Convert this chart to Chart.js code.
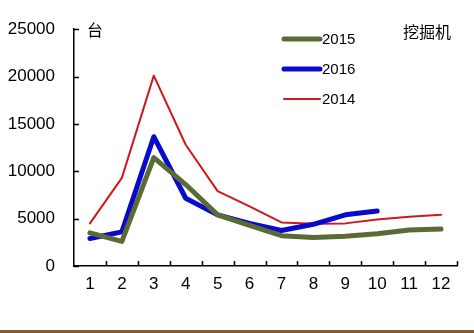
<!DOCTYPE html>
<html>
<head>
<meta charset="utf-8">
<script src="https://cdn.jsdelivr.net/npm/chart.js@4"></script>
<style>
  html, body { margin: 0; padding: 0; background: #fff; }
  #wrap { width: 474px; height: 333px; }
</style>
</head>
<body>
<div id="wrap"><canvas id="chart" width="474" height="333"></canvas></div>
<script>
// months
var months = ['1', '2', '3', '4', '5', '6', '7', '8', '9', '10', '11', '12'];
// sales (units)
var sales2015 = [3500, 2600, 11450, 8600, 5400, 4300, 3200, 3000, 3150, 3400, 3800, 3900];
var sales2016 = [2900, 3600, 13650, 7150, 5400, 4500, 3750, 4400, 5400, 5800];
var sales2014 = [4500, 9300, 20100, 12800, 7900, 6300, 4600, 4450, 4500, 4900, 5200, 5400];
var yTicks = [0, 5000, 10000, 15000, 20000, 25000];

var font = 'Arial, "Liberation Sans", sans-serif';

// ticks drawn inward, legend at custom spot, unit labels, brown bottom rule
var extras = {
  id: 'extras',
  afterDraw: function (chart) {
    var ctx = chart.ctx;
    var area = chart.chartArea;
    var x = chart.scales.x, y = chart.scales.y;
    ctx.save();
    ctx.strokeStyle = '#000';
    ctx.lineWidth = 1.5;
    ctx.beginPath();
    yTicks.forEach(function (v) {
      var py = Math.round(y.getPixelForValue(v)) + 0.5;
      ctx.moveTo(area.left, py);
      ctx.lineTo(area.left + 5, py);
    });
    var step = (area.right - area.left) / months.length;
    for (var i = 1; i <= months.length; i++) {
      var px = Math.round(area.left + i * step) + 0.5;
      ctx.moveTo(px, area.bottom);
      ctx.lineTo(px, area.bottom - 5);
    }
    ctx.stroke();

    // legend
    ctx.font = '15px ' + font;
    ctx.textBaseline = 'middle';
    ctx.fillStyle = '#000';
    chart.data.datasets.forEach(function (ds, k) {
      var ly = 39 + k * 30;
      ctx.strokeStyle = ds.borderColor;
      ctx.lineWidth = ds.borderWidth;
      ctx.lineCap = 'round';
      ctx.beginPath();
      ctx.moveTo(284, ly);
      ctx.lineTo(320, ly);
      ctx.stroke();
      ctx.fillText(ds.label, 322, ly + 1);
    });

    ctx.font = '16px "Noto Sans CJK SC", sans-serif';
    ctx.fillText('台', 87, 30);
    ctx.fillText('挖掘机', 403, 32);

    ctx.fillStyle = '#8B5A2B';
    ctx.fillRect(0, 330, 474, 3);
    ctx.restore();
  }
};

new Chart(document.getElementById('chart').getContext('2d'), {
  type: 'line',
  data: {
    labels: months,
    datasets: [
      { label: '2015', data: sales2015, borderColor: '#5A6B35', borderWidth: 5 },
      { label: '2016', data: sales2016, borderColor: '#0A0ACD', borderWidth: 5 },
      { label: '2014', data: sales2014, borderColor: '#D0181C', borderWidth: 2 }
    ]
  },
  options: {
    responsive: false,
    animation: false,
    layout: { padding: { top: 26, right: 17, left: 0, bottom: 0 } },
    elements: {
      point: { radius: 0 },
      line: { tension: 0, borderJoinStyle: 'round', borderCapStyle: 'round' }
    },
    plugins: { legend: { display: false }, tooltip: { enabled: false } },
    scales: {
      x: {
        offset: true,
        grid: { display: false, drawTicks: false },
        border: { display: true, color: '#000', width: 1.5 },
        ticks: { color: '#000', font: { size: 17, family: font }, padding: 8, maxRotation: 0 },
        afterFit: function (s) { s.height = 67; }
      },
      y: {
        min: 0, max: 25000,
        grid: { display: false, drawTicks: false },
        border: { display: true, color: '#000', width: 1.5 },
        ticks: {
          stepSize: 5000, color: '#000', font: { size: 17, family: font }, padding: 19,
          callback: function (v) { return String(v); }
        },
        afterFit: function (s) { s.width = 74; }
      }
    }
  },
  plugins: [extras]
});
</script>
</body>
</html>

═══

• _Task to carry out_: Identify lines with the string "chart". Copy each one.

• _Solved exercise_:
Convert this chart to Chart.js code.
<script src="https://cdn.jsdelivr.net/npm/chart.js@4"></script>
<div id="wrap"><canvas id="chart" width="474" height="333"></canvas></div>
  afterDraw: function (chart) {
    var ctx = chart.ctx;
    var area = chart.chartArea;
    var x = chart.scales.x, y = chart.scales.y;
    chart.data.datasets.forEach(function (ds, k) {
new Chart(document.getElementById('chart').getContext('2d'), {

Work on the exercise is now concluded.